Supplied information
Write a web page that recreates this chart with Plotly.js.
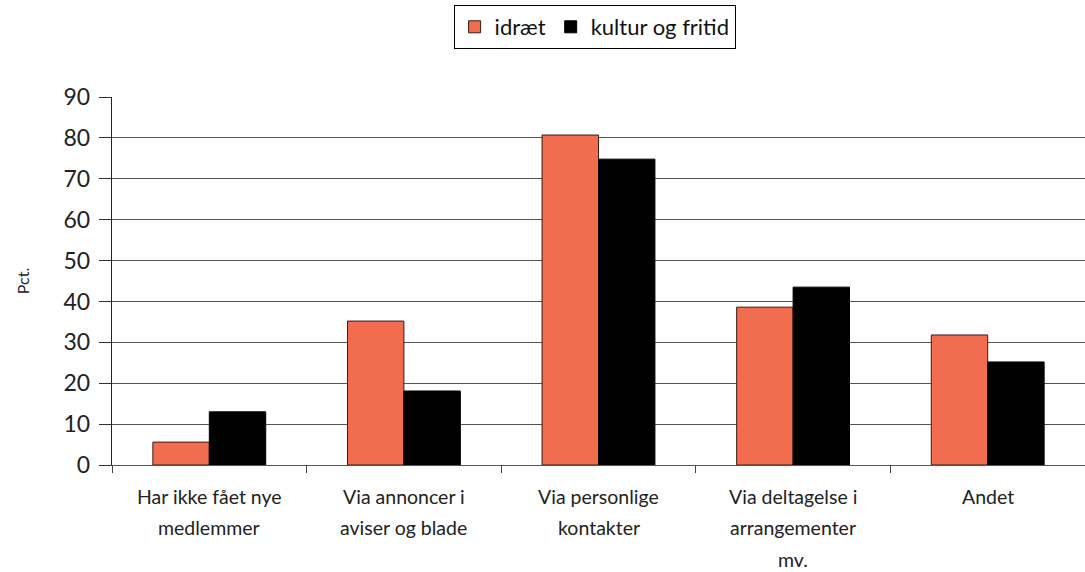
<!DOCTYPE html>
<html><head><meta charset="utf-8">
<script src="https://cdn.plot.ly/plotly-3.0.1.min.js"></script>
<style>body{margin:0;background:#fff}#c{width:1085px;height:572px}</style>
</head><body><div id="c"></div>
<script>
const categories = ["Har ikke fået nye<br>medlemmer", "Via annoncer i<br>aviser og blade", "Via personlige<br>kontakter", "Via deltagelse i<br>arrangementer<br>mv.", "Andet"];
const idraet = [5.6, 35.2, 80.7, 38.6, 31.8];
const kultur = [13.0, 18.1, 74.8, 43.5, 25.2];
const yTicks = [0, 10, 20, 30, 40, 50, 60, 70, 80, 90];

const traces = [
  {type: "bar", name: "idræt", x: categories, y: idraet,
   marker: {color: "#F26C4F", line: {color: "#3a1a14", width: 1}}},
  {type: "bar", name: "kultur og fritid", x: categories, y: kultur,
   marker: {color: "#000000", line: {color: "#000000", width: 1}}}
];

// category labels drawn line by line for the reference's wide line spacing
const annotations = [];
categories.forEach(function (c) {
  c.split("<br>").forEach(function (line, i) {
    annotations.push({xref: "x", yref: "paper", x: c, y: 0, yanchor: "middle",
      yshift: -31 - 31.5 * i, text: line, showarrow: false,
      font: {size: 19.5, color: "#222"}});
  });
});

const layout = {
  width: 1085, height: 572,
  margin: {l: 112, r: 0, t: 97, b: 107},
  paper_bgcolor: "#fff", plot_bgcolor: "#fff",
  font: {family: "Lato, 'Open Sans', sans-serif", color: "#222"},
  barmode: "group", bargap: 0.42, bargroupgap: 0,
  showlegend: true,
  legend: {orientation: "h", x: 0.496, xanchor: "center", y: 1.25, yanchor: "top",
           bordercolor: "#000", borderwidth: 1, font: {size: 22, color: "#111"},
           itemwidth: 30, traceorder: "normal"},
  annotations: annotations,
  xaxis: {type: "category", tickson: "boundaries", ticks: "outside", ticklen: 7,
          tickcolor: "#444", showline: true, linecolor: "#555", linewidth: 1,
          showticklabels: false, showgrid: false},
  yaxis: {range: [0, 90], tickvals: yTicks, ticks: "outside", ticklen: 12, tickcolor: "#333",
          showline: true, linecolor: "#222", linewidth: 1.2, ticklabelstandoff: 4,
          showgrid: true, gridcolor: "#555", gridwidth: 1, zeroline: false,
          tickfont: {size: 23, color: "#222"},
          title: {text: "Pct.", font: {size: 16, color: "#222"}, standoff: 30}}
};
Plotly.newPlot("c", traces, layout, {displayModeBar: false, staticPlot: true});
</script></body></html>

Problem to work on
Restate the entire listing word for word, excluding pictures.

Result below
Write a web page that recreates this chart with Plotly.js.
<!DOCTYPE html>
<html><head><meta charset="utf-8">
<script src="https://cdn.plot.ly/plotly-3.0.1.min.js"></script>
<style>body{margin:0;background:#fff}#c{width:1085px;height:572px}</style>
</head><body><div id="c"></div>
<script>
const categories = ["Har ikke fået nye<br>medlemmer", "Via annoncer i<br>aviser og blade", "Via personlige<br>kontakter", "Via deltagelse i<br>arrangementer<br>mv.", "Andet"];
const idraet = [5.6, 35.2, 80.7, 38.6, 31.8];
const kultur = [13.0, 18.1, 74.8, 43.5, 25.2];
const yTicks = [0, 10, 20, 30, 40, 50, 60, 70, 80, 90];

const traces = [
  {type: "bar", name: "idræt", x: categories, y: idraet,
   marker: {color: "#F26C4F", line: {color: "#3a1a14", width: 1}}},
  {type: "bar", name: "kultur og fritid", x: categories, y: kultur,
   marker: {color: "#000000", line: {color: "#000000", width: 1}}}
];

// category labels drawn line by line for the reference's wide line spacing
const annotations = [];
categories.forEach(function (c) {
  c.split("<br>").forEach(function (line, i) {
    annotations.push({xref: "x", yref: "paper", x: c, y: 0, yanchor: "middle",
      yshift: -31 - 31.5 * i, text: line, showarrow: false,
      font: {size: 19.5, color: "#222"}});
  });
});

const layout = {
  width: 1085, height: 572,
  margin: {l: 112, r: 0, t: 97, b: 107},
  paper_bgcolor: "#fff", plot_bgcolor: "#fff",
  font: {family: "Lato, 'Open Sans', sans-serif", color: "#222"},
  barmode: "group", bargap: 0.42, bargroupgap: 0,
  showlegend: true,
  legend: {orientation: "h", x: 0.496, xanchor: "center", y: 1.25, yanchor: "top",
           bordercolor: "#000", borderwidth: 1, font: {size: 22, color: "#111"},
           itemwidth: 30, traceorder: "normal"},
  annotations: annotations,
  xaxis: {type: "category", tickson: "boundaries", ticks: "outside", ticklen: 7,
          tickcolor: "#444", showline: true, linecolor: "#555", linewidth: 1,
          showticklabels: false, showgrid: false},
  yaxis: {range: [0, 90], tickvals: yTicks, ticks: "outside", ticklen: 12, tickcolor: "#333",
          showline: true, linecolor: "#222", linewidth: 1.2, ticklabelstandoff: 4,
          showgrid: true, gridcolor: "#555", gridwidth: 1, zeroline: false,
          tickfont: {size: 23, color: "#222"},
          title: {text: "Pct.", font: {size: 16, color: "#222"}, standoff: 30}}
};
Plotly.newPlot("c", traces, layout, {displayModeBar: false, staticPlot: true});
</script></body></html>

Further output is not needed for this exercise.